Seedbeds are soft and bare. Cover lines with mesh tunnels. Use extra pins at windy edges. Add one sprinkler to watch the main path across the yard.

Summer

Growth fills in, which helps. Top up coarse mulch where soil shows. If visitors return, rotate scents and shift your sprinkler arc.

Autumn

After harvest, don’t leave open ground. Sow a quick cover crop or lay mesh with a light mulch so beds don’t become pit stops.

Winter

Frozen soil helps, but mild spells can bring visits. Keep gaps closed and lids on raised beds you plan to plant early.

Troubleshooting Sticky Cases

One Corner Keeps Getting Hit

That corner holds a scent mark or easy access. Deep clean the spot, add a prickly mat, and point a sprinkler across that angle. If a gap feeds into it, close the gap first.

Fresh Plantings Keep Getting Uprooted

Give new transplants a rigid guard for two weeks.
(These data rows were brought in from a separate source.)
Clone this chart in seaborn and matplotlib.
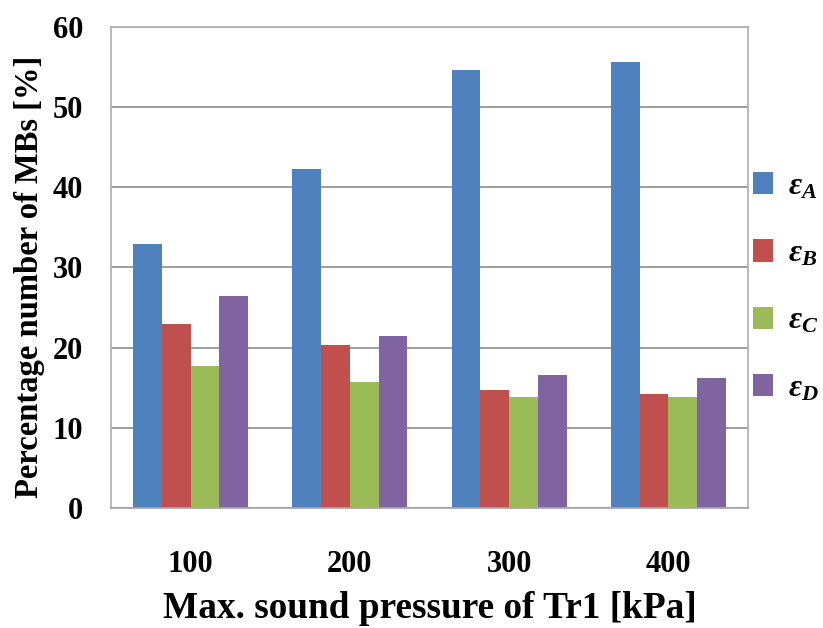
import numpy as np
import pandas as pd
import seaborn as sns
import matplotlib
matplotlib.use("Agg")
import matplotlib.pyplot as plt
from matplotlib.ticker import FixedLocator
from matplotlib.patches import Patch

# Data: percentage of microbubbles per category vs. Tr1 peak pressure
pressures = ["100", "200", "300", "400"]
series = [r"$\varepsilon_A$", r"$\varepsilon_B$", r"$\varepsilon_C$", r"$\varepsilon_D$"]
eps_a = [32.9, 42.3, 54.6, 55.6]
eps_b = [22.9, 20.3, 14.7, 14.2]
eps_c = [17.7, 15.7, 13.8, 13.8]
eps_d = [26.5, 21.4, 16.6, 16.2]
y_ticks = [0, 10, 20, 30, 40, 50, 60]
colors = ["#4F81BD", "#C0504D", "#9BBB59", "#8064A2"]

df = pd.DataFrame({
    "pressure": pressures * 4,
    "series": [s for s in series for _ in pressures],
    "value": eps_a + eps_b + eps_c + eps_d,
})

sns.set_style("white")
plt.rcParams["font.family"] = ["Liberation Serif", "DejaVu Serif"]
plt.rcParams["font.weight"] = "bold"
plt.rcParams["text.color"] = "black"
plt.rcParams["axes.labelcolor"] = "black"
plt.rcParams["xtick.color"] = "black"
plt.rcParams["ytick.color"] = "black"
plt.rcParams["mathtext.fontset"] = "custom"
plt.rcParams["mathtext.rm"] = "Liberation Serif:bold"
plt.rcParams["mathtext.it"] = "Liberation Serif:italic:bold"
plt.rcParams["mathtext.bf"] = "Liberation Serif:bold"

fig = plt.figure(figsize=(8.23, 6.28), dpi=100)
ax = fig.add_axes([0.1349, 0.1911, 0.774, 0.766])

sns.barplot(data=df, x="pressure", y="value", hue="series", order=pressures,
            hue_order=series, palette=colors, width=0.722, gap=0,
            saturation=1, ax=ax, legend=False, edgecolor="none")

ax.set_ylim(0, 60)
ax.set_xlim(-0.5, 3.5)
ax.set_yticks(y_ticks)
ax.yaxis.grid(True, color="#8C8C8C", linewidth=1.2)
ax.set_axisbelow(True)

for side in ["left", "right", "top", "bottom"]:
    ax.spines[side].set_visible(True)
    ax.spines[side].set_color("#B4B4B4")
    ax.spines[side].set_linewidth(1.3)
ax.spines["bottom"].set_color("#A8A8A8")

ax.tick_params(axis="y", length=0, labelsize=22, pad=20)
ax.tick_params(axis="x", which="major", length=0, labelsize=22, pad=30)
ax.xaxis.set_minor_locator(FixedLocator([0.5, 1.5, 2.5]))
ax.tick_params(axis="x", which="minor", direction="in", length=9,
               width=1.2, color="#A8A8A8")
for lbl in ax.get_xticklabels() + ax.get_yticklabels():
    lbl.set_fontweight("bold")

ax.set_xlabel("Max. sound pressure of Tr1 [kPa]", fontsize=26.8,
              fontweight="bold", labelpad=9)
ax.set_ylabel("Percentage number of MBs [%]", fontsize=23.5,
              fontweight="bold")
ax.yaxis.set_label_coords(-0.103, 0.48)

handles = [Patch(facecolor=c, edgecolor="none") for c in colors]
ax.legend(handles, series, loc="center left", bbox_to_anchor=(1.0, 0.458),
          frameon=False, fontsize=23, handlelength=0.63, handleheight=0.69,
          handletextpad=0.45, labelspacing=1.19, borderaxespad=0.08,
          borderpad=0.08)

fig.savefig("out.png", dpi=100, facecolor="white")
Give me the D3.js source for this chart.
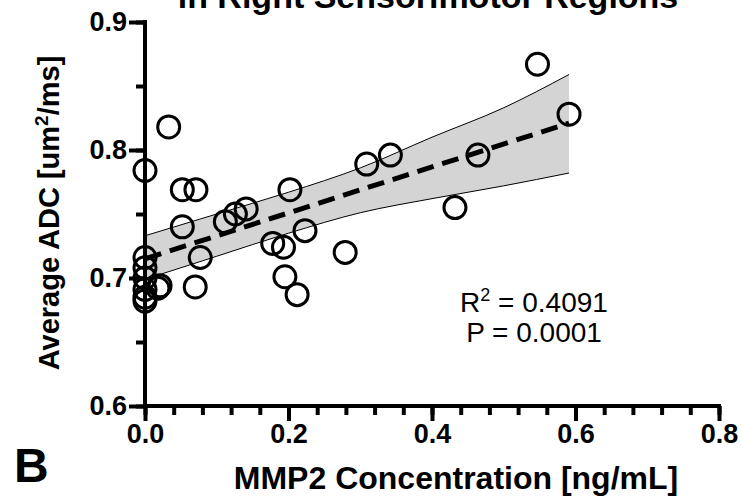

Cut a square of mesh with a cross in the center and pin it flat around the stem. Pack mulch around the guard so there’s no soft ring to paw at.

Visitors Only At Night

Switch your sprinkler to night mode if it has one. If not, use two units with overlapping arcs so a pass triggers at least one burst in the dark.

Kindness And Neighbor Chat

Most cats out in the street have owners. A friendly chat can help. Ask if they can provide a latrine area at home, keep a bell on a collar, or shift feeding times so visits don’t line up with your watering routine. A calm tone goes a long way.

Bottom Line For Garden Beds

Make soil feel awkward, break clear paths, and pair that with gentle training. Lay mesh, add prickly textures, plant close, and set a sprinkler to watch the approach. Clean and re-scent used spots. Close gaps along fences. With two or three of these steps in place, most visitors stop within a couple of weeks and seedlings get the calm start they need.